Isenção de imposto permite que governo delimite um campo

Mais do que anunciar uma medida, o governo demarcou um campo, uma risca que procura diferenciá-lo das teses defendidas por setores mais conservadores, em especial, pela extrema direita.

Por Fernando Molica

Hugo Motta recebe de Lula projeto que reduz imposto de renda

Depois de alguns tiros n'água, o governo acertou ao comunicar à sociedade que quer eliminar imposto de renda para quem recebe até R$ 5 mil e ainda reduzir sua incidência para os que têm salários que chegam a R$ 7 mil.

O uso do verbo "comunicar" na frase anterior é proposital — o fenômeno da comunicação é muito mais amplo que a simples divulgação de informações, representa uma sinalização ampla para a sociedade.

Mais do que anunciar uma medida, o governo demarcou um campo, linha que procura diferenciá-lo das teses defendidas por setores mais conservadores, em especial, pela extrema direita.
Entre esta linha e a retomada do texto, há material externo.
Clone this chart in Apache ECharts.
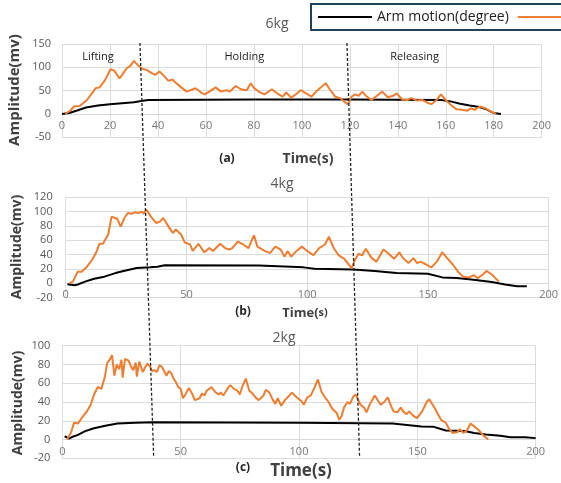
<!DOCTYPE html>
<html>
<head>
<meta charset="utf-8">
<script src="https://cdn.jsdelivr.net/npm/echarts@6/dist/echarts.min.js"></script>
<style>
html,body{margin:0;padding:0;background:#fff;}
#chart{width:561px;height:483px;}
</style>
</head>
<body>
<div id="chart"></div>
<script>
// ---------- DATA ----------
const panelTitles = ['6kg', '4kg', '2kg'];
const panelTags = ['(a)', '(b)', '(c)'];
const phaseNames = ['Lifting', 'Holding', 'Releasing'];
const seriesNames = ['Arm motion(degree)', 'EMG(mv)'];

// 6kg
const arm6T = [0,3,6,10,15,20,25,30,33,36,80,120,158,162,166,170,174,177,180,183];
const arm6V = [0,2,7,14,18,21,23,25,28,30,31,31,30,27,22,18,15,10,2,0];
const emg6T = [1.4,3.6,5,7.4,10.4,13,14,15.7,18,20.2,21.8,24,25.5,27,28.5,30,30.8,33,35.4,37.6,39,40.6,43,44.4,46,47.4,49.7,52,53.5,55.7,58,59.5,61.8,64,66.3,68.6,70,72.4,74.6,77,78.7,80,82,84.4,87.5,89.7,92,93.5,95.5,98,99.5,101.8,104,106.3,108.6,110,111.6,113.9,116,117.7,119.2,120.7,122.2,123.7,125.2,126.7,129,131.3,133.5,135.8,138,139.6,141.8,144,145.6,147.9,150.2,152.4,154,156.2,158,160,162.2,164.5,166.8,169,170.5,172,174.3,176.6,178.9,181];
const emg6V = [0,8,16,17,30,48,55,57,73,96,93,76,87,98,103,114,109,98,94,87,84,91,79,71,74,67,57,48,51,55,46,42,49,57,48,51,48,60,53,51,66,56,48,42,53,44,37,46,35,44,51,44,37,50,60,66,53,37,34,26,21,37,42,39,48,39,30,39,48,36,39,44,31,30,34,29,30,24,21,30,42,30,19,10,9,7,12,9,16,12,5,0];

// 4kg
const arm4T = [0.7,3.7,5,8,11.8,16,20.6,24,29.4,35,38,41,80,98.5,103,119,128,137,150,156,162,168,176.5,182,187,191];
const arm4V = [-1.5,-3,-2,2,6,9,14,17,21,22,23,25,24.5,22,20,19,17,14,13,8,7,5,1.5,-2,-4.5,-4.5];
const emg4T = [1.5,3,5,6.6,8.8,11,12.5,14,15.4,17.6,19,21.3,22.8,24.3,25.7,27.2,28.7,30,31.6,32.4,33.4,35.3,37.5,39,40.4,42.6,44.4,45.6,47.8,49.3,51.5,52.6,55,57.4,59.5,61,64,66,67.6,69,71.3,73.5,75.7,78,79.4,82.4,84.6,86.8,89,90.7,91.9,93.4,95.6,97.8,100,102.6,105,107.4,109,111,113,115.4,118.4,119.9,121.3,122.8,124.3,126.5,128.7,131.6,133.8,136,138.2,139.7,142,144,145.6,147,149.3,151.5,153.7,156,158,160.3,162.5,164.7,167,169,170.6,172.8,174.3,176.5,179.4];
const emg4V = [0,2,16,16,23,33,42,55,55,68,93,90,79,91,98,97,99,98,100,97,103,93,84,86,91,79,70,75,68,57,54,45,55,43,49,45,55,49,47,49,58,54,49,67,51,45,42,51,47,37,45,37,45,51,45,39,49,54,65,49,39,34,21,33,41,39,48,36,30,47,41,34,43,35,28,35,28,30,26,22,30,43,35,26,16,9,8,11,7,12,17,12,2];

// 2kg
const arm2T = [1,2.9,4.4,6.6,9.7,13.4,18.7,23.3,30.8,38.4,100,139.6,145.6,151.7,157,162,170,174,179,185,189.4,195.5,200];
const arm2V = [3.5,1,3,5,9,12,15,17,18,18.4,18,17,15.6,14,13.5,9.6,9,7,5.3,4,2.5,2.5,1.5];
const emg2T = [2,3.6,5,6.6,8.2,10.4,12,13.4,15,16.5,18,19,20,21,22,23,24,25,25.5,26.5,28,29,30,31,31.5,32.5,34,35,36,37,38,39,40,41,42,43,44,45,46,47,48,49,50,51,52,53.5,55,56,58,59,60,61,63,64.5,66,67,68,70,71,72.5,74,75,76,77.5,79,80,82,83,85,86,87.5,89,90,91,92.5,94,96,97,99,101,102,103.5,105,106.5,108,109.5,111,112.5,114,116,117,118,119,120.5,121.5,123,124,125,126,127.5,128.5,130,132,133,134.5,136,137.5,139,140,141.5,143,144,145.5,146.5,148,149,150,152,154,155,157,158.5,160,162,163.5,165,167,168,169.5,171,172.5,174,175.5,177,178.5,180];
const emg2V = [0,7,18,17,23,30,37,48,56,54,67,82,85,90,68,80,75,85,66,86,84,78,74,82,67,83,72,77,81,78,73,74,72,79,78,73,68,73,71,65,61,56,54,44,48,55,48,42,44,49,47,52,56,51,48,50,47,55,58,54,52,48,56,65,52,50,44,42,47,53,50,42,38,44,36,42,47,50,45,41,37,45,47,55,64,51,45,40,33,28,21,25,34,40,38,46,48,42,37,34,29,38,47,43,37,40,45,35,30,29,34,30,27,30,26,24,23,30,40,43,35,28,21,18,11,7,8,11,7,10,17,14,11,7,3,0];

// axis ranges per panel
const yMin = [-50, -20, -20];
const yMax = [150, 120, 100];
const yStep = [50, 20, 20];
const xStep = [20, 50, 50];

// phase boundaries (s): at top of 6kg panel, at bottom of 2kg panel
const boundTopT = [32.5, 118.8];
const boundBottomT = [38.6, 125.6];

// ---------- CHART ----------
const FONT = "'Open Sans', 'Liberation Sans', sans-serif";
const chart = echarts.init(document.getElementById('chart'), null, {renderer: 'canvas'});

const grids = [
  {left: 62, top: 44, width: 479.7, height: 93.3},
  {left: 65.7, top: 197.3, width: 485.3, height: 100.1},
  {left: 62.3, top: 345.7, width: 473.4, height: 112.6}
];
const xLabelMargin = [6, 6, 7];
const yLabelMargin = [11, 13, 12];

function zip(t, v) { return t.map((x, i) => [x, v[i]]); }
const armData = [zip(arm6T, arm6V), zip(arm4T, arm4V), zip(arm2T, arm2V)];
const emgData = [zip(emg6T, emg6V), zip(emg4T, emg4V), zip(emg2T, emg2V)];

const xAxes = [], yAxes = [], series = [];
for (let i = 0; i < 3; i++) {
  // place the x axis (line + labels) at value 0 of the y axis, Excel style
  const zeroOffset = -grids[i].height * (0 - yMin[i]) / (yMax[i] - yMin[i]);
  xAxes.push({
    type: 'value', gridIndex: i, min: 0, max: 200, interval: xStep[i],
    position: 'bottom', offset: zeroOffset,
    axisLine: {show: true, onZero: false, lineStyle: {color: '#d9d9d9', width: 1}},
    axisTick: {show: false},
    axisLabel: {color: '#767676', fontSize: 11, fontFamily: FONT, margin: xLabelMargin[i]},
    splitLine: {show: true, lineStyle: {color: '#dcdcdc', width: 1}}
  });
  yAxes.push({
    type: 'value', gridIndex: i, min: yMin[i], max: yMax[i], interval: yStep[i],
    axisLine: {show: false},
    axisTick: {show: false},
    axisLabel: {color: '#595959', fontSize: 11, fontFamily: FONT, margin: yLabelMargin[i]},
    splitLine: {show: true, lineStyle: {color: '#dcdcdc', width: 1}}
  });
  series.push({
    name: seriesNames[0], type: 'line', xAxisIndex: i, yAxisIndex: i,
    data: armData[i], symbol: 'none', showSymbol: false, smooth: false,
    lineStyle: {color: '#000000', width: 2}, itemStyle: {color: '#000000'},
    animation: false
  });
  series.push({
    name: seriesNames[1], type: 'line', xAxisIndex: i, yAxisIndex: i,
    data: emgData[i], symbol: 'none', showSymbol: false, smooth: false,
    lineStyle: {color: '#ED7D31', width: 2}, itemStyle: {color: '#ED7D31'},
    animation: false
  });
}

chart.setOption({
  animation: false,
  backgroundColor: '#ffffff',
  textStyle: {fontFamily: FONT},
  grid: grids,
  xAxis: xAxes,
  yAxis: yAxes,
  legend: {
    data: seriesNames, left: 311, top: 4, width: 420, orient: 'horizontal',
    icon: 'rect', itemWidth: 54, itemHeight: 2, itemGap: 9, padding: [6, 7],
    borderColor: '#1f4257', borderWidth: 2,
    textStyle: {color: '#222', fontSize: 14, fontFamily: FONT}
  },
  series: series
});

// ---------- ANNOTATIONS ----------
function txt(text, x, y, size, weight, color, rot) {
  return {
    type: 'text', x: x, y: y, rotation: rot || 0, z: 10,
    style: {text: text, fontSize: size, fontWeight: weight, fontFamily: FONT,
            fill: color, align: 'center', verticalAlign: 'middle'}
  };
}
const g = [];
const titlePos = [[277, 24], [282, 184], [284, 338]];
for (let i = 0; i < 3; i++) g.push(txt(panelTitles[i], titlePos[i][0], titlePos[i][1], 14, 'normal', '#595959'));

// phase labels: midpoints of phases in the 6kg panel
const phaseX = [15, 76, 147];
phaseNames.forEach((n, i) => {
  const p = chart.convertToPixel({gridIndex: 0}, [phaseX[i], 125]);
  g.push(txt(n, p[0], 57, 11, 'normal', '#1a1a1a'));
});

// y axis titles
const yTitle = [[15, 90, 15], [17, 247, 14], [18, 403, 14]];
yTitle.forEach(a => g.push(txt('Amplitude(mv)', a[0], a[1], a[2], 'bold', '#404040', Math.PI / 2)));

// panel tags and Time(s)
g.push(txt(panelTags[0], 227, 159, 12, 'bold', '#262626'));
g.push(txt('Time(s)', 308, 159, 14, 'bold', '#404040'));
g.push(txt(panelTags[1], 243, 312, 12, 'bold', '#262626'));
g.push({
  type: 'text', x: 305, y: 313, z: 10,
  style: {
    text: '{a|Time(}{b|s)}', align: 'center', verticalAlign: 'middle',
    rich: {
      a: {fontSize: 13, fontWeight: 'bold', fontFamily: FONT, fill: '#404040', color: '#404040'},
      b: {fontSize: 11, fontWeight: 'bold', fontFamily: FONT, fill: '#404040', color: '#404040'}
    }
  }
});
g.push(txt(panelTags[2], 243, 468, 12, 'bold', '#262626'));
g.push(txt('Time(s)', 301, 471, 17, 'bold', '#404040'));

// dashed phase boundary lines crossing the three panels
for (let k = 0; k < 2; k++) {
  const a = chart.convertToPixel({gridIndex: 0}, [boundTopT[k], yMax[0]]);
  const b = chart.convertToPixel({gridIndex: 2}, [boundBottomT[k], -19]);
  g.push({
    type: 'line', z: 20,
    shape: {x1: a[0], y1: a[1] - 1, x2: b[0], y2: b[1]},
    style: {stroke: '#222', lineWidth: 1.3, lineDash: [3, 2]}
  });
}

chart.setOption({graphic: g});
</script>
</body>
</html>
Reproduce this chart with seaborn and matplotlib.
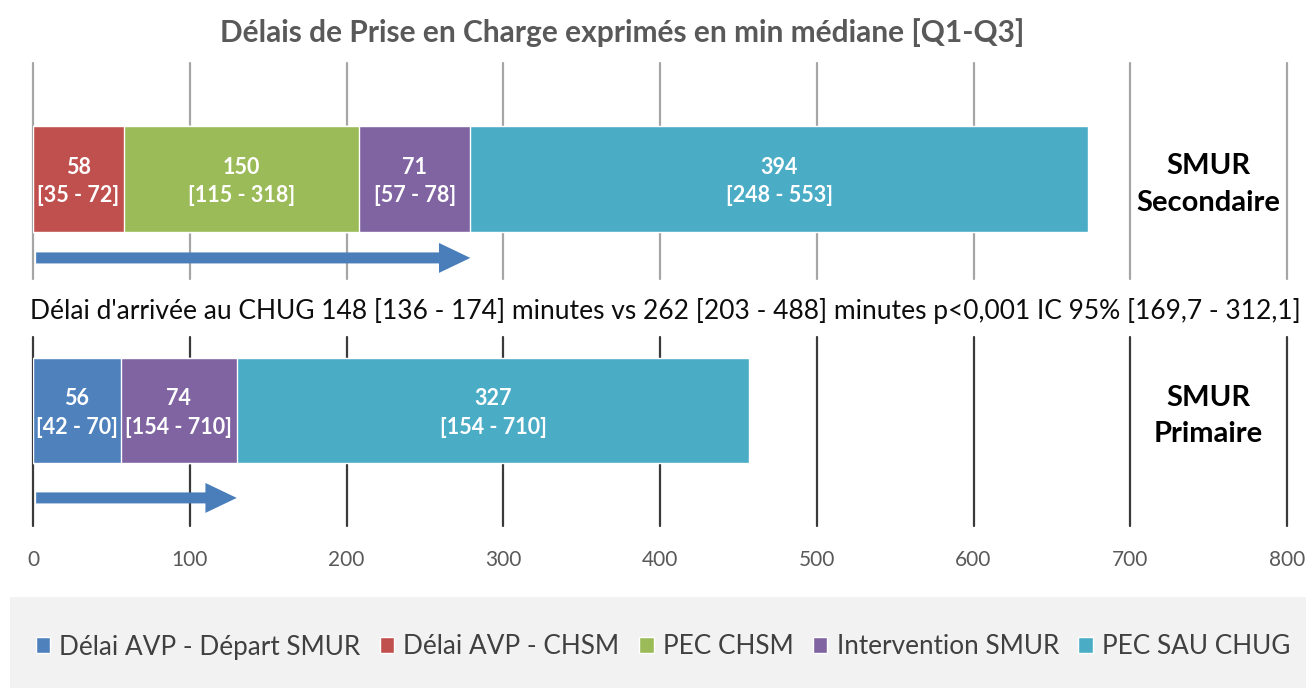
import matplotlib.pyplot as plt
import matplotlib.patches as mpatches
import pandas as pd
import seaborn as sns

# --- data ---
series = ['Délai AVP - Départ SMUR', 'Délai AVP - CHSM', 'PEC CHSM',
          'Intervention SMUR', 'PEC SAU CHUG']
colors = ['#4F81BD', '#C0504D', '#9BBB59', '#8064A2', '#4BACC6']

sec_series = ['Délai AVP - CHSM', 'PEC CHSM', 'Intervention SMUR', 'PEC SAU CHUG']
sec_median = [58, 150, 71, 394]
sec_q1q3 = ['[35 - 72]', '[115 - 318]', '[57 - 78]', '[248 - 553]']

prim_series = ['Délai AVP - Départ SMUR', 'Intervention SMUR', 'PEC SAU CHUG']
prim_median = [56, 74, 327]
prim_q1q3 = ['[42 - 70]', '[154 - 710]', '[154 - 710]']

row_labels = ['SMUR\nSecondaire', 'SMUR\nPrimaire']
arrow_segments = [3, 2]   # arrow covers the first n segments of each bar
xticks = [0, 100, 200, 300, 400, 500, 600, 700, 800]

title = 'Délais de Prise en Charge exprimés en min médiane [Q1-Q3]'
note = ("Délai d'arrivée au CHUG 148 [136 - 174] minutes vs 262 [203 - 488] "
        "minutes p<0,001 IC 95% [169,7 - 312,1]")

palette = dict(zip(series, colors))

sns.set_theme(style='white')
plt.rcParams['font.family'] = ['Lato', 'DejaVu Sans']

W, H = 1306, 688
fig = plt.figure(figsize=(W / 100, H / 100), dpi=100)


def px_axes(top, bottom):
    return fig.add_axes([33 / W, 1 - bottom / H, 1254 / W, (bottom - top) / H])


def draw_row(ax, label, names, medians, q1q3, n_arrow, ylim, arrow_y, grid_color):
    df = pd.DataFrame({'serie': names, 'median': medians, 'q': q1q3})
    df['end'] = df['median'].cumsum()
    df['row'] = label
    # stacked bars: draw cumulative totals, longest first
    for i in range(len(df) - 1, -1, -1):
        sns.barplot(data=df.iloc[[i]], x='end', y='row', orient='h',
                    color=palette[df.loc[i, 'serie']], saturation=1, width=0.8,
                    edgecolor='white', linewidth=1.0, errorbar=None, ax=ax)
    for _, r in df.iterrows():
        ax.text(r['end'] - r['median'] / 2, 0.02, f"{r['median']}\n{r['q']}",
                ha='center', va='center', color='white', fontsize=15.5,
                fontweight='bold', linespacing=1.45)
    ax.text(750, 0.04, label, ha='center', va='center', fontsize=21,
            fontweight='bold', color='black', linespacing=1.5)

    end = df['end'].iloc[n_arrow - 1]
    ax.arrow(2, arrow_y, end - 2, 0, width=0.083, head_width=0.226,
             head_length=20, length_includes_head=True, color='#4a7ebb', lw=0,
             zorder=5)

    ax.set_xlim(0, 800)
    ax.set_ylim(*ylim)
    ax.set_xticks(xticks)
    ax.set_yticks([])
    ax.set_xlabel('')
    ax.set_ylabel('')
    ax.xaxis.grid(True, color=grid_color, lw=1.6)
    ax.set_axisbelow(True)
    for gl in ax.get_xgridlines():
        gl.set_clip_on(False)
    sns.despine(ax=ax, left=True, bottom=True)
    ax.tick_params(axis='x', length=0)


ax_top = px_axes(63, 279)
draw_row(ax_top, row_labels[0], sec_series, sec_median, sec_q1q3,
         arrow_segments[0], (0.755, -0.875), 0.596, '#a6a6a6')
ax_top.tick_params(axis='x', labelbottom=False)

ax_bot = px_axes(337, 526)
draw_row(ax_bot, row_labels[1], prim_series, prim_median, prim_q1q3,
         arrow_segments[1], (0.872, -0.555), 0.660, '#3a3a3a')
ax_bot.tick_params(axis='x', labelsize=15, labelcolor='#595959', pad=17)

fig.text(622 / W, 1 - 33 / H, title, ha='center', va='center', fontsize=21.5,
         fontweight='bold', color='#595959')
fig.text(665 / W, 1 - 311 / H, note, ha='center', va='center', fontsize=19,
         color='#0d0d0d')

# legend band
fig.patches.append(mpatches.Rectangle((10 / W, 0), 1 - 10 / W, 91 / H,
                                      transform=fig.transFigure,
                                      facecolor='#f2f2f2', edgecolor='none',
                                      zorder=0))
handles = [mpatches.Patch(facecolor=c, edgecolor='white', lw=1) for c in colors]
fig.legend(handles, series, loc='center', bbox_to_anchor=(663 / W, 1 - 647 / H),
           ncol=5, frameon=False, fontsize=18.8, labelcolor='#404040',
           handlelength=0.55, handleheight=0.55, handletextpad=0.35,
           columnspacing=0.75)

fig.savefig('out.png', dpi=100)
Resgatou a imagem de defesa dos mais pobres que acompanhava o PT desde seu nascimento e que acabou suplantada pela associação do partido a casos de corrupção.

O projeto joga um problema nas costas da oposição. Para viabilizar o alívio à classe média, vai ser preciso tirar um pouco de quem tem muito mais dinheiro e que paga menos impostos. Desta vez, não vai dar para fazer um jogo típico de qualquer oposicionista, o de aumentar o tamanho do benesse sem se preocupar com sua viabilidade.

Para aprovar a proposta, deputados e senadores vão ter que violar um dos princípios básicos da sociedade brasileira e fazer algo que por aqui ainda é impensável: tirar algum dinheiro dos mais ricos e entregá-lo para mais pobres. 

O projeto é modesto ao estabelecer alíquota de a partir de 2,5%  para quem embolsa mais de R$ 600 mil por ano, R$ 50 mil por mês. A mordida máxima será de 10%, incidente sobre a renda dos que faturam mais de R$ 1,2 milhão anualmente, RS 100 mil mensais. 

A bondade tributária que beneficia quem recebe mais é simples de ser explicada. Assalariados não têm como correr do leão, já que tem as pernas amarradas no contracheque, o desconto do imposto de renda é na fonte. Quem é dono de empresas — mesmo daquelas cartoriais — pode optar por receber a maior parte de seu dinheiro como dividendos, isentos, hoje, de IR.

A carga tributária, mesmo para empresas, é pesada entre nós, mas é preciso diferenciar o imposto das pessoas jurídicas daqueles pagos por seus donos, pessoas físicas. E estes são muito beneficiados pela legislação. Empresas pagam pró-labore para seus donos, uma espécie de salário, o problema é que a tabela do IR incide sobre esses ganhos. Para escapar disso, o pró-labore costuma ser baixo, o grosso entra via dividendos, tudo dentro da lei. 

Desta vez, a oposição não vai poder falar em "Taxad", o apelido que procura grudar no ministro da Fazenda, Fernando Haddad, sempre em busca de mais arrecadação. Afinal, a mão que vai cobrar impostos de quem ganha mais — 141,4 mil contribuintes, segundo o governo — é a mesma que vai aliviar o bolso de dez milhões de brasileiros. 

Vozes importantes do Congresso tentam escapar do dilema, falam que controlar e diminuir gastos estatais é tão importante quanto aliviar a classe média. Sem dúvida. O problema é que parlamentares não pensam nisso na hora de enfiar suas emendas no orçamento e de aprovar incentivos fiscais para muitos setores, prática esta que faz com que todos banquemos isenções concedidas a aos privilegiados de sempre.

A mudança no imposto de renda é apenas um primeiro passo para corrigir uma injustiça assentada, principalmente, nos tributos sobre consumo. Em qualquer país minimanente decente, o foco da arrecadação está na renda — cobra-se mais de quem ganha mais.

O Brasil, além de ferrar mais de quem ganha menos, dissolve impostos no consumo, uma injustiça pesada, que, de maneira sutil, iguala os tributos de ricos e pobres — todos, pagam a mesma taxa na hora de comprar qualquer produto ou serviço.